Dans le second, il répondait avec une fine transparence à l’option chambriste
que son père, Jean-Jacques Kantorow, très complice, imprimait à la Tapiola
Sinfonietta, l’orchestre finlandais de la ville d’Espoo, fondé en 1987. Il
démontrait surtout, comme plus tard, dans les concertos de Saint-Saëns, qu’il a
le sens de la narration, celui des contrastes et de la couleur jaillissante,
alliant le rayonnement à la limpidité. Le complément Malédiction est une partition de jeunesse de Liszt de 1833, quand
le compositeur, âgé de 22 ans, fréquentait les salons parisiens et faisait déjà
preuve de ses talents d’innovateur à travers une écriture transcendante sur le
plan de la virtuosité. Le jeune Kantorow paraît ici un peu moins en phase, on
note une légère baisse d’intensité à la fin de cette œuvre d’un peu plus de
quinze minutes, mais c’est si bref que l’on adhère à ce qui, pour un premier
disque, est déjà une référence moderne.
Vers le CD |
Vint ensuite un récital, A la russe, en avril 2016 (à un mois de
ses 19 ans) qui valut à Kantorow un « Choc » de la revue musicale
française Classica. Le CD est sorti
en 2017, pour le même label (BIS-2150). Il n’hésite pas à affronter une des
sonates parmi les plus complexes, la Première de Rachmaninov, écrite en 1907,
au moment où le compositeur effectue un séjour de trois ans à Dresde ;
elle est contemporaine de la gigantesque Symphonie
n° 2, demande de l’interprète un réel investissement en termes de dynamique
et d’énergie, mais aussi en capacité de déploiement des thèmes variés et des
atmosphères successives. Cette énorme partition de près de quarante minutes est
construite en trois mouvements qui consistent, selon une lettre de Rachmaninov
à un ami, datée du 8 mai 1907, « en
trois types humains contrastés, pris dans une œuvre de la littérature mondiale ».

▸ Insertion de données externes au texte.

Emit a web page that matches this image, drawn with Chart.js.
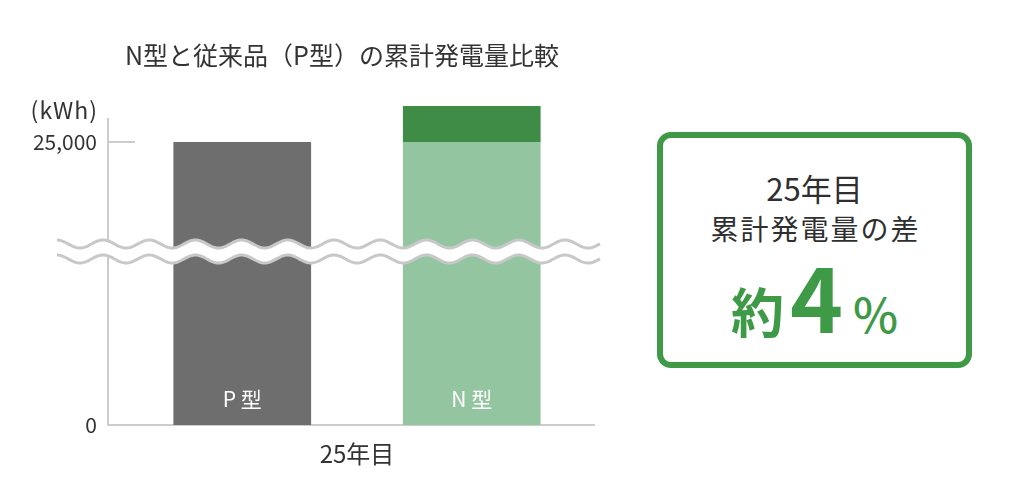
<!DOCTYPE html>
<html>
<head>
<meta charset="utf-8">
<script src="https://cdn.jsdelivr.net/npm/chart.js@4"></script>
<style>
  html, body { margin:0; padding:0; background:#fff; }
  body { width:1024px; height:490px; position:relative; overflow:hidden; font-family:"Noto Sans CJK JP","Noto Sans",sans-serif; }
  #wrap { position:absolute; left:0; top:0; width:640px; height:490px; }
  #box { position:absolute; left:657px; top:132px; width:315px; height:236px; box-sizing:border-box;
         border:6px solid #3f9a48; border-radius:14px; }
  .t { position:absolute; left:0; width:100%; text-align:center; color:#2f2f2f; font-weight:400; }
  #l1 { top:30px; font-size:31px; line-height:40px; }
  #l2 { top:70px; font-size:28px; line-height:40px; letter-spacing:2px; text-indent:2px; }
  #l3 { top:111px; display:flex; justify-content:center; align-items:baseline; color:#3f9a48; font-weight:700; line-height:1; white-space:nowrap; }
  #l3 .a { font-size:53px; }
  #l3 .b { font-size:90px; margin-left:6px; }
  #l3 .c { font-size:48px; margin-left:10px; font-weight:500; }
</style>
</head>
<body>
<div id="wrap"><canvas id="c"></canvas></div>
<div id="box">
  <div class="t" id="l1">25年目</div>
  <div class="t" id="l2">累計発電量の差</div>
  <div class="t" id="l3"><span class="a">約</span><span class="b">4</span><span class="c">%</span></div>
</div>
<script>
// ---- data ----
const titleText = 'N型と従来品（P型）の累計発電量比較';
const categories = ['25年目'];
const pValues = [25000];        // 従来品（P型）
const nBaseValues = [25000];    // N型（P型と同じ部分）
const nExtraValues = [1000];    // N型の上乗せ分（約4%）
const yTicks = [0, 25000];
const yUnit = '(kWh)';
const barLabels = ['P 型', 'N 型'];
const yMax = 26000;
const breakValue = 25000;

// ---- broken linear scale (schematic axis with wave break) ----
const breakFraction = 0.887;
class BrokenLinearScale extends Chart.LinearScale {
  getPixelForValue(value) {
    if (value === null || value === undefined || isNaN(value)) return NaN;
    let d;
    if (value <= breakValue) d = (value - this.min) / (breakValue - this.min) * breakFraction;
    else d = breakFraction + (value - breakValue) / (this.max - breakValue) * (1 - breakFraction);
    return this.getPixelForDecimal(d);
  }
  getValueForPixel(pixel) {
    const d = this.getDecimalForPixel(pixel);
    if (d <= breakFraction) return this.min + d / breakFraction * (breakValue - this.min);
    return breakValue + (d - breakFraction) / (1 - breakFraction) * (this.max - breakValue);
  }
}
BrokenLinearScale.id = 'brokenLinear';
BrokenLinearScale.defaults = Chart.LinearScale.defaults;
Chart.register(BrokenLinearScale);

const FONT = '"Noto Sans CJK JP","Noto Sans",sans-serif';
const TEXT = '#333333';
const LINE = '#cccccc';

const decor = {
  id: 'decor',
  beforeDatasetsDraw(chart) {
    const {ctx, chartArea: a, scales: {y}} = chart;
    ctx.save();
    // title
    ctx.fillStyle = TEXT; ctx.font = '25px ' + FONT;
    ctx.textAlign = 'center'; ctx.textBaseline = 'middle';
    ctx.fillText(titleText, 342, 55);
    // axis lines and 25,000 tick
    ctx.strokeStyle = LINE; ctx.lineWidth = 2;
    ctx.beginPath();
    ctx.moveTo(a.left, a.top + 12); ctx.lineTo(a.left, a.bottom);
    ctx.lineTo(a.right - 11, a.bottom);
    const yb = y.getPixelForValue(breakValue);
    ctx.moveTo(a.left, yb); ctx.lineTo(a.left + 27, yb);
    ctx.stroke();
    // unit label
    ctx.fillStyle = TEXT; ctx.font = '23px ' + FONT;
    ctx.letterSpacing = '1px';
    ctx.textAlign = 'right'; ctx.textBaseline = 'middle';
    ctx.fillText(yUnit, a.left - 10, yb - 32);
    ctx.restore();
  },
  afterDatasetsDraw(chart) {
    const {ctx, chartArea: a} = chart;
    // bar labels
    ctx.save();
    ctx.fillStyle = '#ffffff'; ctx.font = '21px ' + FONT;
    ctx.textAlign = 'center'; ctx.textBaseline = 'middle';
    [0, 1].forEach((di, i) => {
      const bar = chart.getDatasetMeta(di).data[0];
      ctx.fillText(barLabels[i], bar.x, a.bottom - 26);
    });
    // wave break
    const x0 = 57, x1 = a.right - 6, period = 46.2, amp = 4, peak = 103;
    const yU = a.top + 138, yL = a.top + 153;
    const wave = (x, yc) => yc - amp * Math.cos((x - peak) / period * 2 * Math.PI);
    ctx.beginPath();
    for (let x = x0; x <= x1; x++) x === x0 ? ctx.moveTo(x, wave(x, yU)) : ctx.lineTo(x, wave(x, yU));
    for (let x = x1; x >= x0; x--) ctx.lineTo(x, wave(x, yL));
    ctx.closePath();
    ctx.fillStyle = '#ffffff'; ctx.fill();
    ctx.strokeStyle = '#c8c8c8'; ctx.lineWidth = 3;
    [yU, yL].forEach(yc => {
      ctx.beginPath();
      for (let x = x0; x <= x1; x++) x === x0 ? ctx.moveTo(x, wave(x, yc)) : ctx.lineTo(x, wave(x, yc));
      ctx.stroke();
    });
    ctx.restore();
  }
};

new Chart(document.getElementById('c'), {
  type: 'bar',
  data: {
    labels: categories,
    datasets: [
      { label: 'P型', data: pValues, backgroundColor: '#6e6e6e', stack: 'p' },
      { label: 'N型', data: nBaseValues, backgroundColor: '#93c6a0', stack: 'n' },
      { label: 'N型（差）', data: nExtraValues, backgroundColor: '#3f8c46', stack: 'n' }
    ]
  },
  options: {
    responsive: true,
    maintainAspectRatio: false,
    animation: false,
    layout: { padding: { left: 0, right: 34, top: 106, bottom: 0 } },
    datasets: { bar: { barPercentage: 0.6, categoryPercentage: 0.9217 } },
    plugins: {
      legend: { display: false },
      tooltip: { enabled: false },
      title: { display: false }
    },
    scales: {
      x: {
        stacked: true,
        grid: { display: false, drawTicks: false },
        border: { display: false },
        ticks: { color: TEXT, font: { family: FONT, size: 24 }, padding: 14 },
        afterFit(s) { s.height = 65; }
      },
      y: {
        type: 'brokenLinear',
        stacked: true,
        min: 0, max: yMax,
        grid: { display: false, drawTicks: false },
        border: { display: false },
        afterBuildTicks(s) { s.ticks = yTicks.map(v => ({ value: v })); },
        ticks: {
          color: TEXT, font: { family: FONT, size: 21 }, padding: 11,
          callback: v => v.toLocaleString('en-US')
        },
        afterFit(s) { s.width = 108; }
      }
    }
  },
  plugins: [decor]
});
</script>
</body>
</html>
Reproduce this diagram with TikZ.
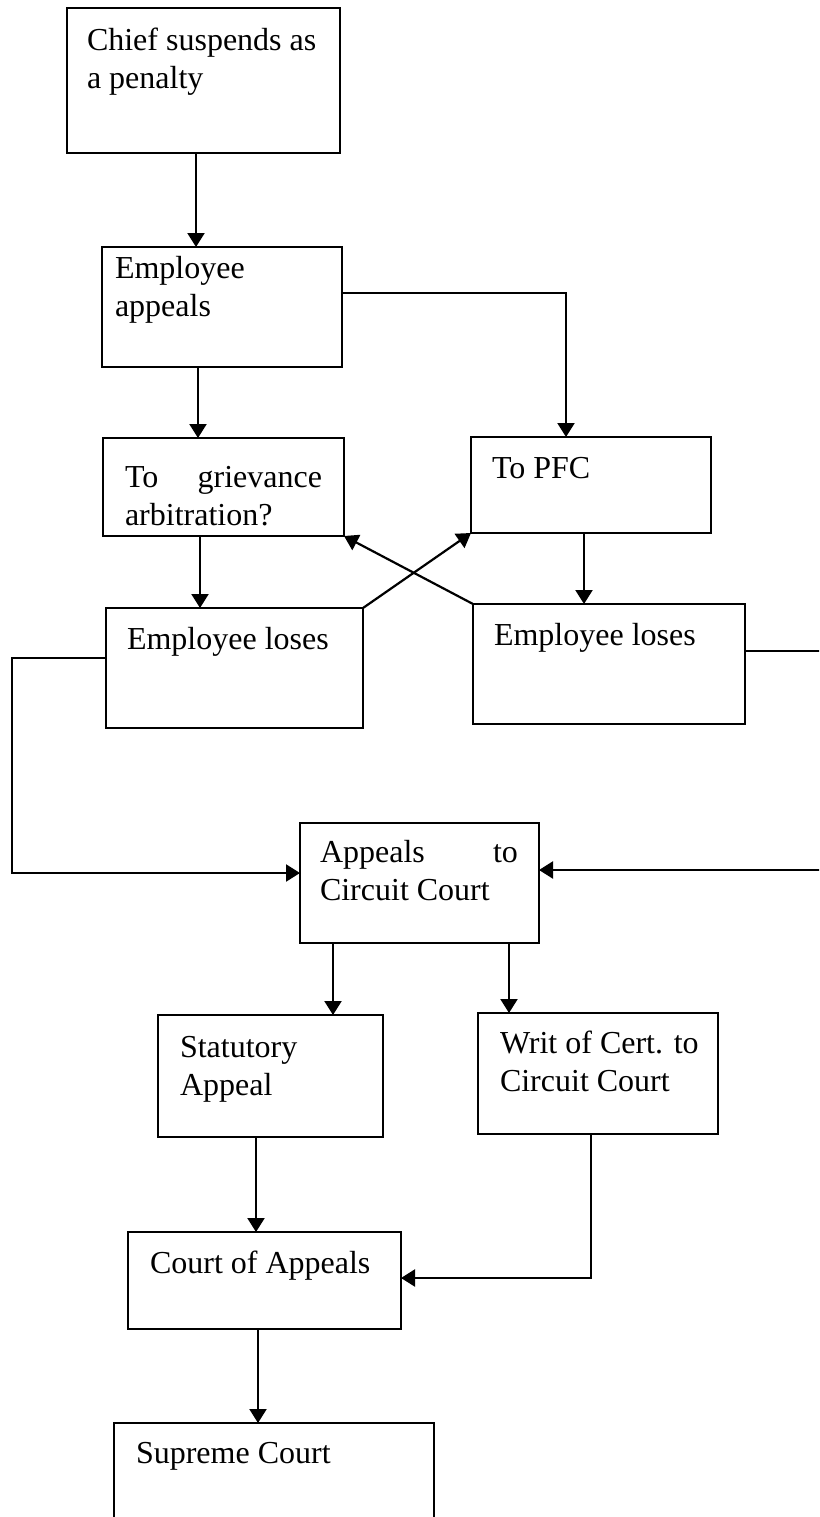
\documentclass[tikz,border=0pt]{standalone}
\usepackage{fontspec}
\setmainfont{Liberation Serif}
\usetikzlibrary{arrows.meta}
\tikzset{
  boxst/.style={draw=black, line width=2.6pt, inner sep=0pt, outer sep=0pt, fill=none},
  txt/.style={inner sep=0pt, outer sep=0pt, font=\fontsize{32}{38}\selectfont},
  conn/.style={line width=2.2pt, draw=black},
  arr/.style={conn, -{Triangle[length=14pt,width=17pt]}}
}
\newcommand\mybox[5]{\node[boxst,anchor=north west,minimum width={#4pt-#2pt},minimum height={#5pt-#3pt}] (#1) at (#2,#3) {};}
\begin{document}
\begin{tikzpicture}[x=1pt,y=-1pt]
\useasboundingbox (0,0) rectangle (819,1517);
\clip (0,0) rectangle (819,1517);
% boxes
\mybox{b1}{67}{8}{340}{153}
\mybox{b2}{102}{247}{342}{367}
\mybox{b3}{103}{438}{344}{536}
\mybox{b4}{471}{437}{711}{533}
\mybox{el1}{106}{608}{363}{728}
\mybox{el2}{473}{604}{745}{724}
\mybox{ap}{300}{823}{539}{943}
\mybox{st}{158}{1015}{383}{1137}
\mybox{wr}{478}{1013}{718}{1134}
\mybox{coa}{128}{1232}{401}{1329}
\mybox{sc}{114}{1423}{434}{1560}
% texts
\node[txt,anchor=base west] (t1) at (87,51) {\parbox[t]{300pt}{Chief suspends as\\a penalty}};
\node[txt,anchor=base west] (t2) at (115,278) {\parbox[t]{300pt}{Employee\\appeals}};
\node[txt,anchor=base west] (t3) at (125,487) {\parbox[t]{197pt}{To\hfill grievance\\arbitration?}};
\node[txt,anchor=base west] (t4) at (492,478) {To PFC};
\node[txt,anchor=base west] (t5) at (127,649) {Employee loses};
\node[txt,anchor=base west] (t6) at (494,645) {Employee loses};
\node[txt,anchor=base west] (t7) at (320,862) {\parbox[t]{198pt}{Appeals\hfill to\\Circuit Court}};
\node[txt,anchor=base west] (t8) at (180,1057) {\parbox[t]{300pt}{Statutory\\Appeal}};
\node[txt,anchor=base west] (t9) at (500,1053) {\parbox[t]{300pt}{Writ of Cert. to\\Circuit Court}};
\node[txt,anchor=base west] (t10) at (150,1273) {Court of Appeals};
\node[txt,anchor=base west] (t11) at (136,1463) {Supreme Court};
% connectors
\draw[arr] (b1.south -| 196,0) -- (b2.north -| 196,0);
\draw[arr] (b2.south -| 198,0) -- (b3.north -| 198,0);
\draw[arr] (b2.east |- 0,293) -- (566,293) -- (b4.north -| 566,0);
\draw[arr] (b3.south -| 200,0) -- (el1.north -| 200,0);
\draw[arr] (b4.south -| 584,0) -- (el2.north -| 584,0);
\draw[arr] (el2.north west) -- (b3.south east);
\draw[arr] (el1.north east) -- (b4.south west);
\draw[arr] (el1.west |- 0,658) -- (12,658) -- (12,873) -- (ap.west |- 0,873);
\draw[arr] (el2.east |- 0,651) -- (840,651) -- (840,870) -- (ap.east |- 0,870);
\draw[arr] (ap.south -| 333,0) -- (st.north -| 333,0);
\draw[arr] (ap.south -| 509,0) -- (wr.north -| 509,0);
\draw[arr] (st.south -| 256,0) -- (coa.north -| 256,0);
\draw[arr] (wr.south -| 591,0) -- (591,1278) -- (coa.east |- 0,1278);
\draw[arr] (coa.south -| 258,0) -- (sc.north -| 258,0);
\end{tikzpicture}
\end{document}
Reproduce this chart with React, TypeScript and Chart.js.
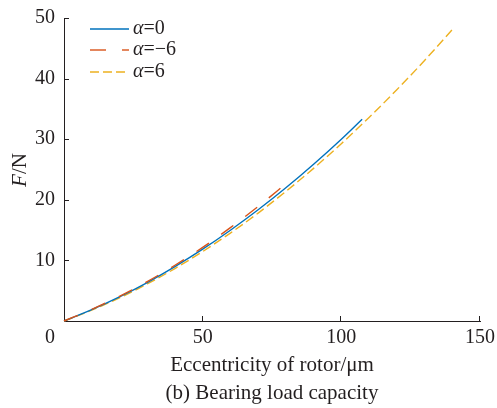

En l’occurrence, le Faust de Goethe,
les trois figures étant celles du héros, de Marguerite et de Méphisto. L’œuvre
est vaste, trop vaste à tel point que peu de virtuoses s’y attaquent. Dans la
biographie qu’il consacre à Rachmaninov, N. Bajanov (Moscou, Editions du
Progrès, 1974), p. 259), précise : « Il se torturait pour la réduire. Les difficultés techniques lui
paraissaient elles aussi insurmontables, parfois. Mais simplifier cette œuvre
équivalait à la détruire ! Cela concernait avant tout la troisième partie
de la sonate intitulée Méphistophélès.
Ce n’était pas le terrible pilier d’un cabaret de Nuremberg, celui qui venait
semer le trouble chez des habitants si respectables ! Le reflet pourpre
d’un feu déchaîné n’était que l’expression extérieure du véritable personnage,
qui beaucoup plus complexe, demeurait caché. Peut-être était-il le double du
Démon de Chaliapine qui avait tant frappé le compositeur et revivait-il dans les
pages de sa sonate ? Sa tristesse, la tristesse de Satan, passionnée, sans
issue, brûlait de la douleur d’un désir inassouvi. » Rachmaninov
rejoint ici Liszt (qui a écrit une torrentielle Faust-Symphonie), mais sans doute aussi le Berlioz de la Damnation de Faust dans une sorte de
tension extrême. Sa mise en place réclame une forte expression musicale, un
maintien de l’action dramatique tout au long de la partition, tout en assurant
au Lento central, dévolu au
personnage de Marguerite, la tendresse et l’intimité qui dessinent un
personnage de femme non seulement sublime, mais sublimé. Kantorow va très loin
dans l’éloquence et la personnification, même dans la prolixité de l’Allegro molto, sorte de chevauchée
fantastique débridée que Liszt n’aurait pas désavouée. Kantorow maîtrise le
lyrisme, le tourment, les structures et les rythmes avec une aisance
confondante. Il rejoint les interprètes de référence : Ogdon, Kun
Woo-Paik, Weissenberg, Ashkenazy ou Luganski. Le reste du programme est
passionnant : le Scherzo à la russe et
deux extraits des 18 Morceaux de
Tchaïkowski sont dosés avec subtilité. Suivent trois extraits de L’Oiseau de feu de Stravinsky dans la
transcription de Guido Agosti : Kantorow y dessine des couleurs éclatantes
et n’oublie pas qu’il s’agit d’un ballet. En conclusion de ce CD qui est aussi
bluffant qu’une carte de visite ouvragée, l’Islamey
de Balakirev fait miroiter ses images orientalisantes dans un climat aussi
poétique qu’enchanteur.
Vers le CD |
Voilà un jeune virtuose aux
capacités exceptionnelles dont on est en droit d’attendre désormais monts et
merveilles. On attend d’autres CD avec une impatience non dissimulée.